Bait, three guys from Würzburg, Germany, certainly don’t lack ideas, nor energy. There is so much happening on their album Revelation of the Pure that you don’t know where to direct your attention first. Pressing play is like a whirlwind catching you unexpectedly and of guard. Partly, that has got to do with the fact that the band’s music resists clear classification. Hardcore, crust, punk, black metal and doom are all part of the mixture. In addition, conflicting imagery is sending mixed signals. But I’m getting ahead of myself. Let’s start at the beginning.
The band emblem as visible on the CD and their Facebook page reminds me of the anarchist black cross logo – a cross topped by a clenched fist – and would suggest some kind of political motivation, as would the band name. Yet, what is written around the symbol is pure nihilism: Nothing is sacred, sacred is nothing. What’s the use of political action if you don’t believe in anything? Political action makes only sense if you’ve got at least a flicker of hope that things can get better.
A look at the lyrics, which are screamed and mostly unintelligible in the music but have thankfully been added to the press kit, confirms a gloomy and misanthropic outlook on life: “only death is real”, “we are demise”, “we are decay”, “human scum”, “human waste”, “ruled by traitors”. The lyrics to the title track Revelation of the Pure offer the only exception. They speak of winds that have turned, of “cleansing” and of “the beauty in the storm”, giving you the impression that a storm, a fire or a tidal wave might turn things around. Yet the album cover features a black-and-white photograph of frothy waves in which a skull, the symbol of death, can be discerned. And the tidal wave will hardly kill selectively.
The music accompanying all of the above is brutal, hectic and often chaotic, making for quite an exhausting listening experience. Opener Nothing is Sacred, for example, wastes no time on an intro or any kind of build-up. The drumming assault is instant, the screamed vocals add to the shock, the bits of melody that the guitar provides are not enough to allow you to get comfortable, to settle in. Leviathan III continuous in a similar fashion. Here the battering drumming is accompanied only by a prolonged scream in the beginning. Hectic and anxious, the album rarely offers a break, although things get occasionally a bit more atmospheric towards the end. The rare pauses, for example at the start of Into Misery or Eternal Sleep, are uneasy and electrically charged, making the following sound attack seem only more forceful.

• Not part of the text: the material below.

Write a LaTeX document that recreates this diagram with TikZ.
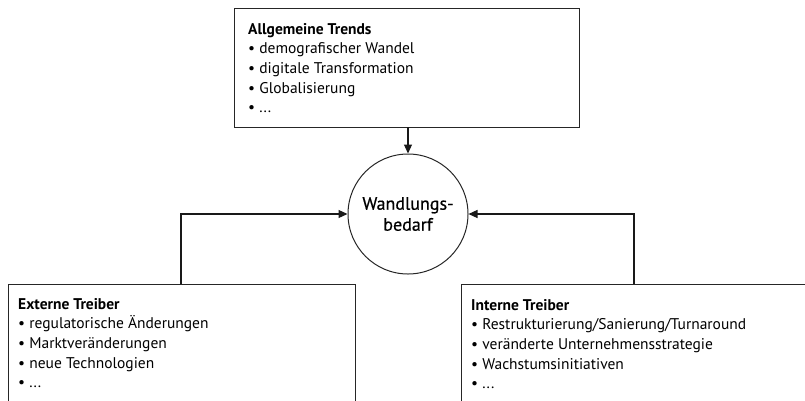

As said in the beginning, Bait do not lack ideas, energy or musical skills. The music is well played, often impressively so, the album is well produced, well made. The overall arrangement, however, is a bit too frantic for my taste. If anarchy doesn’t want to be synonymous with chaos, and it doesn’t, then music inspired by anarchy needs some discernible structure in order to escape the same analogy.